So I have a bright and shinny 3950x. So far this thing has proved to be the beast it was advertised to be. But there's always that one fly that gets in the ointment.
The whole rig (which is not at all intended for gaming) looks like this:
3950x
Gigabyte X570 Aorus Pro
32GB Corsair memory (don't remember the model, but I chose it off the QVL for the MB and to clear the cooler.)
MSI GTX-1660 Super (no, I'm really not gaming with this)
1 TB Intel MVME (because I could)
Seasonic GX-750 gold PSU
Noctua NH-D15
Windows 10 Pro
All the latest drivers have been installed and I flashed the board to the most recent UEFI.
It has handled Cinebench and Aida64 testing with no problem (both were run for hours, I know not complete tests, but I only built it yesterday.) Temps are reasonable (hovering around 61 under load, with occasional spikes to around 80 for a second or two, can't really explain why, but they're there) and I don't see any errors reported.
Being a bit old school, I then fired up Prime95. And right out of the gate got errors on small FFTs. There were consistent on the same "core" numbers (18 and 19, so I assume them to be virtual as the physicals seem to be 0 through 15.) Long story short, I could "walk" the errors around by messing with the number of works I used and how many "cores" I told each to exercise. Everything in the UEFI was set stock, I hadn't even enabled XMP yet. (Though when I did that it made the errors worse.)
I didn't disable Turbo (or whatever AMD is calling it these days.) So in a sense the chip was trying to OC itself when it detected load. I consider that "normal" behavior and should have been included in the test.

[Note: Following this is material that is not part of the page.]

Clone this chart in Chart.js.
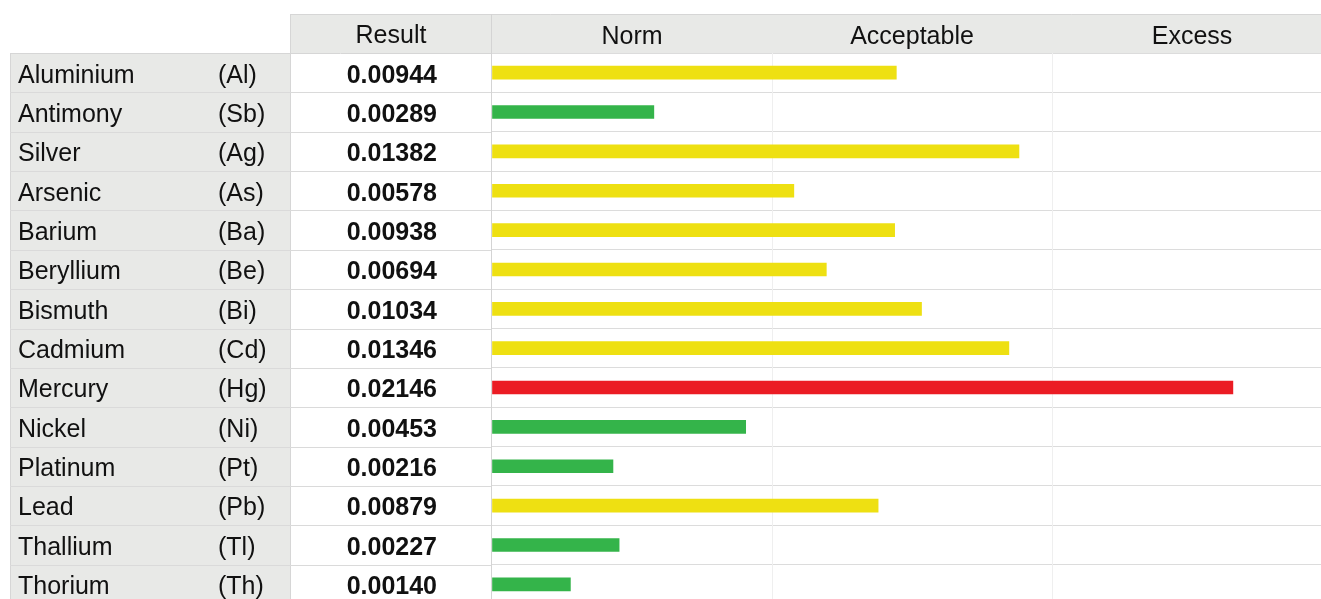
<!DOCTYPE html>
<html>
<head>
<meta charset="utf-8">
<script src="https://cdn.jsdelivr.net/npm/chart.js@4.4.1/dist/chart.umd.min.js"></script>
<style>
  html, body { margin: 0; padding: 0; background: #fff; overflow: hidden; }
  #wrap { width: 1321px; height: 599px; overflow: hidden; }
</style>
</head>
<body>
<div id="wrap"><canvas id="myChart" width="1332" height="604"></canvas></div>
<script>
const elements = ['Aluminium', 'Antimony', 'Silver', 'Arsenic', 'Barium', 'Beryllium', 'Bismuth',
  'Cadmium', 'Mercury', 'Nickel', 'Platinum', 'Lead', 'Thallium', 'Thorium'];
const symbols = ['(Al)', '(Sb)', '(Ag)', '(As)', '(Ba)', '(Be)', '(Bi)',
  '(Cd)', '(Hg)', '(Ni)', '(Pt)', '(Pb)', '(Tl)', '(Th)'];
const results = [0.00944, 0.00289, 0.01382, 0.00578, 0.00938, 0.00694, 0.01034,
  0.01346, 0.02146, 0.00453, 0.00216, 0.00879, 0.00227, 0.00140];
const zoneNames = ['Norm', 'Acceptable', 'Excess'];
const zoneLimits = [0, 0.005, 0.015, 0.025];
const zoneColors = ['#34b44a', '#eee012', '#eb1c24'];

const FONT = "'Liberation Sans', Arial, sans-serif";
const TEXT = '#111';

// which zone a value falls in, and where it sits on a 0..3 zone axis
function zoneOf(v) {
  for (let i = 0; i < zoneNames.length; i++) {
    if (v < zoneLimits[i + 1]) return i;
  }
  return zoneNames.length - 1;
}
function zonePos(v) {
  const i = zoneOf(v);
  return i + (v - zoneLimits[i]) / (zoneLimits[i + 1] - zoneLimits[i]);
}

const tablePlugin = {
  id: 'tableBg',
  beforeDraw(chart) {
    const c = chart.ctx;
    const area = chart.chartArea;
    c.save();
    c.fillStyle = '#fff';
    c.fillRect(0, 0, chart.width, chart.height);
    // header band
    c.fillStyle = '#e8e9e7';
    c.fillRect(290, 14, chart.width - 290, area.top - 14);
    // name column
    c.fillRect(10, area.top, 280, area.bottom - area.top);
    c.strokeStyle = '#d6d6d6';
    c.lineWidth = 1;
    c.beginPath();
    c.moveTo(290, 14.5); c.lineTo(chart.width, 14.5);
    c.moveTo(290.5, 14); c.lineTo(290.5, area.bottom);
    c.moveTo(10, area.top + 0.5); c.lineTo(chart.width, area.top + 0.5);
    c.moveTo(10.5, area.top); c.lineTo(10.5, area.bottom);
    c.stroke();
    // row separators across the left columns
    const y = chart.scales.y;
    c.strokeStyle = '#dadada';
    c.beginPath();
    for (let i = 1; i < elements.length; i++) {
      const py = Math.round((y.getPixelForValue(i - 1) + y.getPixelForValue(i)) / 2) + 0.5;
      c.moveTo(10, py); c.lineTo(area.left, py);
    }
    c.stroke();
    // "Result" header
    c.fillStyle = TEXT;
    c.font = '25px ' + FONT;
    c.textAlign = 'center';
    c.textBaseline = 'middle';
    c.fillText('Result', 391, (14 + area.top) / 2 + 3);
    c.restore();
  },
  beforeDatasetsDraw(chart) {
    const c = chart.ctx;
    c.save();
    c.strokeStyle = '#d4d4d4';
    c.lineWidth = 1;
    c.beginPath();
    c.moveTo(chart.chartArea.left - 0.5, 14);
    c.lineTo(chart.chartArea.left - 0.5, chart.chartArea.bottom);
    c.stroke();
    c.restore();
  }
};

// fixed column width, and no label overhang at the top and bottom
function fixWidth(w) {
  return function (scale) {
    scale.width = w;
    scale.paddingTop = 0;
    scale.paddingBottom = 0;
  };
}

const ctx = document.getElementById('myChart').getContext('2d');
const myChart = new Chart(ctx, {
  type: 'bar',
  data: {
    labels: elements,
    datasets: [{
      data: results.map(zonePos),
      backgroundColor: results.map(v => zoneColors[zoneOf(v)]),
      borderWidth: 0,
      barThickness: 13
    }]
  },
  options: {
    indexAxis: 'y',
    responsive: false,
    animation: false,
    layout: { padding: { left: 18, top: 14, right: 0, bottom: 0 } },
    plugins: { legend: { display: false }, tooltip: { enabled: false } },
    scales: {
      y: {
        position: 'left',
        weight: 3,
        afterFit: fixWidth(200),
        border: { display: false },
        grid: { offset: true, drawTicks: false, color: '#dcdcdc' },
        ticks: { crossAlign: 'far', padding: 0, labelOffset: 3, color: TEXT, font: { family: FONT, size: 25 } }
      },
      ySym: {
        type: 'category',
        labels: symbols,
        offset: true,
        position: 'left',
        weight: 2,
        afterFit: fixWidth(72),
        border: { display: false },
        grid: { display: false, drawTicks: false },
        ticks: { crossAlign: 'far', padding: 0, labelOffset: 3, color: TEXT, font: { family: FONT, size: 25 } }
      },
      yRes: {
        type: 'category',
        labels: results.map(v => v.toFixed(5)),
        offset: true,
        position: 'left',
        weight: 1,
        afterFit: fixWidth(202),
        border: { display: false },
        grid: { display: false, drawTicks: false },
        ticks: { crossAlign: 'near', padding: 55, labelOffset: 3, color: TEXT, font: { family: FONT, size: 25, weight: 'bold' } }
      },
      x: {
        min: 0,
        max: 3,
        position: 'bottom',
        afterFit: (scale) => { scale.height = 0; scale.paddingLeft = 0; scale.paddingRight = 0; },
        border: { display: false },
        grid: {
          drawTicks: false,
          color: (c) => (c.tick && (c.tick.value === 1 || c.tick.value === 2)) ? '#efefef' : 'transparent'
        },
        ticks: { display: false, stepSize: 1 }
      },
      xHead: {
        type: 'category',
        labels: zoneNames,
        offset: true,
        position: 'top',
        afterFit: (scale) => { scale.height = 39; scale.paddingLeft = 0; scale.paddingRight = 0; },
        border: { display: false },
        grid: { display: false, drawTicks: false },
        ticks: { padding: 1, color: TEXT, font: { family: FONT, size: 25 } }
      }
    }
  },
  plugins: [tablePlugin]
});
</script>
</body>
</html>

I started playing with XMP as the memory voltage seemed low. But that got me looking at other voltages and ultimately lead me to start thinking about vdroop. (That was a long and twisted path that I won't bore everyone with.)
Ultimately if I did find that if I set LLC to "Low", the system stopped throwing errors and Prime95 ran for slightly over 8 hours before I stopped it. I have another small FFT run going right now and it's behaving similarly.
What I'm now faced with is what do with this mess. I do think the chip is beast and even in my short time I've come to really like it, but I also want something that's long term stable and doesn't have monsters lurking inside it just waiting for the right (and inopportune) time to come leaping out and reeking havoc.
While I now know how to keep said monsters locked up where they don't show themselves, I don't really like that I had to tweak something in the UEFI to get it to be stable. I've never had to do that with any other chip and I've never seen a chip that didn't pass basic (albeit strenuous) tests. I cannot decide:
If there is some problem with how the "Auto"/"Normal"/"Standard" LLC setting is implemented in the Gigabyte UEFI (all three seem to be the same.)
If there is some system power supply issue that is showing up on power hungry chips like the 3950x and the Threadripper series (there are several folks in other forums reporting similar issues with Prime95 and these chips)
If this has something to do with the fact that the memory seems to be under-volted.
If there is a problem with my specific chip.
If there is a problem with some other component (motherboard, memory, or PSU.) All are going to get tested as best I can.
Or if I should be glad that I know how to keep this controlled and be happy with what I have.
I did also read a description posted by a guy in another forum who had an issue similar to mine. He decided to RMA his chip, and has ended up, two RMAs later, with one that behaves worse than either of it's predecessors. That is train I totally don't want to get on.
I figured that I'd see what folks here thought about this.
Thank you in advance for any input you might have, and sorry for the long post.